Let me explain the ask directly: it's the price a seller is willing to accept for a security, often called the offer price. When you see an ask quote, it might include not just the price but also the amount of the security available at that price. Remember, the bid is what a buyer is willing to pay, and the ask is always higher than that.

Understanding Ask

You encounter the terms 'bid' and 'ask' in almost every financial market worldwide, from stocks and bonds to foreign exchange and derivatives. For instance, in the stock market, an ask might look like $5.24 x 1,000, meaning someone is ready to sell 1,000 shares at $5.24 each.

Key Takeaways

  • An offer price is another term for ask price.
  • A bid price is always lower than the ask price.
  • The difference between a bid price and ask price is called the spread.
  • Different markets have different spread conventions, which reflect transaction costs, the value of a single point, and liquidity.

The Role of Spreads

The ask is always higher than the bid, and that difference is the spread.
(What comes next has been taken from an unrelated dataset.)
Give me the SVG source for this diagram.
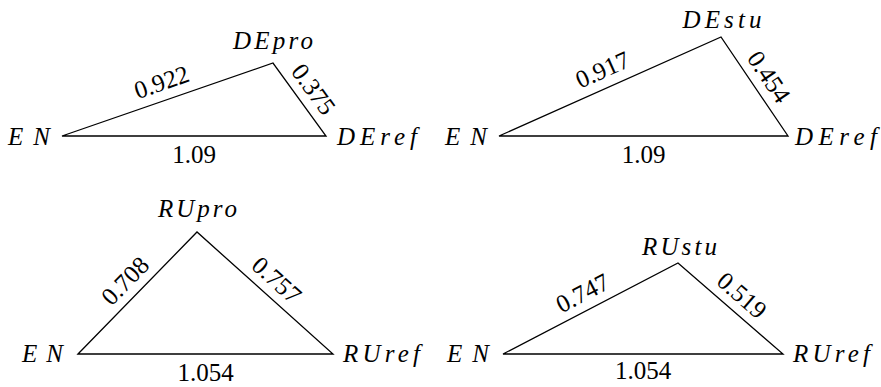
<svg xmlns="http://www.w3.org/2000/svg" width="881" height="387" viewBox="0 0 881 387">
  <style>
    .edge { fill: none; stroke: #000; stroke-width: 1.3; stroke-linejoin: miter; }
    .lbl { font-family: Liberation Serif, Tinos, DejaVu Serif, Noto Serif, Times New Roman, Times, serif; font-size: 25px; fill: #000; }
    .var { font-style: italic; }
    .num { text-anchor: middle; }
  </style>
  <rect width="881" height="387" fill="#fff"/>

  <!-- Triangle: EN / DEpro / DEref -->
  <g id="tri-de-pro">
    <g id="connectors-de-pro">
      <polygon class="edge" points="62,136 273,63 326,136"/>
    </g>
    <g id="node-de-pro-en"><text class="lbl var" x="50" y="145" text-anchor="end" textLength="42" lengthAdjust="spacing">EN</text></g>
    <g id="node-de-pro-pro"><text class="lbl var" x="273" y="49" text-anchor="middle" textLength="80" lengthAdjust="spacing">DEpro</text></g>
    <g id="node-de-pro-ref"><text class="lbl var" x="337" y="145" textLength="80" lengthAdjust="spacing">DEref</text></g>
    <text class="lbl num" transform="translate(167.5,99.5) rotate(-19.08)" y="-10">0.922</text>
    <text class="lbl num" transform="translate(299.5,99.5) rotate(54.02)" y="-9">0.375</text>
    <text class="lbl num" x="194" y="163">1.09</text>
  </g>

  <!-- Triangle: EN / DEstu / DEref -->
  <g id="tri-de-stu">
    <g id="connectors-de-stu">
      <polygon class="edge" points="499,136 721,37 788,136"/>
    </g>
    <g id="node-de-stu-en"><text class="lbl var" x="487" y="145" text-anchor="end" textLength="42" lengthAdjust="spacing">EN</text></g>
    <g id="node-de-stu-stu"><text class="lbl var" x="722" y="28" text-anchor="middle" textLength="79" lengthAdjust="spacing">DEstu</text></g>
    <g id="node-de-stu-ref"><text class="lbl var" x="795" y="145" textLength="82" lengthAdjust="spacing">DEref</text></g>
    <text class="lbl num" transform="translate(610,86.5) rotate(-24.04)" y="-10">0.917</text>
    <text class="lbl num" transform="translate(754.5,86.5) rotate(55.91)" y="-9">0.454</text>
    <text class="lbl num" x="643.5" y="163">1.09</text>
  </g>

  <!-- Triangle: EN / RUpro / RUref -->
  <g id="tri-ru-pro">
    <g id="connectors-ru-pro">
      <polygon class="edge" points="78,354 197,232 333,354"/>
    </g>
    <g id="node-ru-pro-en"><text class="lbl var" x="63" y="362" text-anchor="end" textLength="41" lengthAdjust="spacing">EN</text></g>
    <g id="node-ru-pro-pro"><text class="lbl var" x="197.5" y="217" text-anchor="middle" textLength="79" lengthAdjust="spacing">RUpro</text></g>
    <g id="node-ru-pro-ref"><text class="lbl var" x="343" y="362" textLength="77" lengthAdjust="spacing">RUref</text></g>
    <text class="lbl num" transform="translate(137.5,293) rotate(-45.71)" y="-9">0.708</text>
    <text class="lbl num" transform="translate(265,293) rotate(41.89)" y="-9">0.757</text>
    <text class="lbl num" x="205.5" y="381">1.054</text>
  </g>

  <!-- Triangle: EN / RUstu / RUref -->
  <g id="tri-ru-stu">
    <g id="connectors-ru-stu">
      <polygon class="edge" points="503,354 678,263 783,354"/>
    </g>
    <g id="node-ru-stu-en"><text class="lbl var" x="489" y="362" text-anchor="end" textLength="42" lengthAdjust="spacing">EN</text></g>
    <g id="node-ru-stu-stu"><text class="lbl var" x="679.5" y="255" text-anchor="middle" textLength="75" lengthAdjust="spacing">RUstu</text></g>
    <g id="node-ru-stu-ref"><text class="lbl var" x="793" y="362" textLength="77" lengthAdjust="spacing">RUref</text></g>
    <text class="lbl num" transform="translate(590.5,308.5) rotate(-27.47)" y="-9">0.747</text>
    <text class="lbl num" transform="translate(730.5,308.5) rotate(40.92)" y="-9">0.519</text>
    <text class="lbl num" x="643" y="379">1.054</text>
  </g>
</svg>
A wider spread makes it tougher for you to profit because you're buying at the high end and selling at the low end. Importantly, spreads can widen sharply during volatile trading or when there's uncertainty about price direction.

Stock Market Spreads

Back in 2001, stock prices shifted from sixteenths to decimals, dropping the smallest spread from 1/16 of a dollar ($0.0625) to one penny. The actual width of a spread depends on the stock's price—for example, a two-cent spread on a $10 stock is 0.02%, but on a $100 stock, it's just 0.002%.

Foreign Exchange Spreads

In the wholesale forex market where institutions trade, spreads are tight and vary by currency due to point values. For EUR/USD, a typical spread is 1 to 2 points, like a bid of 1.3300 and ask of 1.3301, where one point on a $10,000,000 trade is worth $751. At 110 JPY/USD, it's $909 per point on the same size. For cross-currencies like EUR/JPY or GBP, spreads are two to three times wider due to lower volume and higher volatility. In retail forex, electronic systems have tightened spreads to 3-10 points, giving small traders access to competitive prices once reserved for big players.

Bank Note Spreads

Buying and selling physical banknotes in foreign currencies operates in a separate market from wholesale or retail forex, and here spreads are much wider—typically 75 pips or more.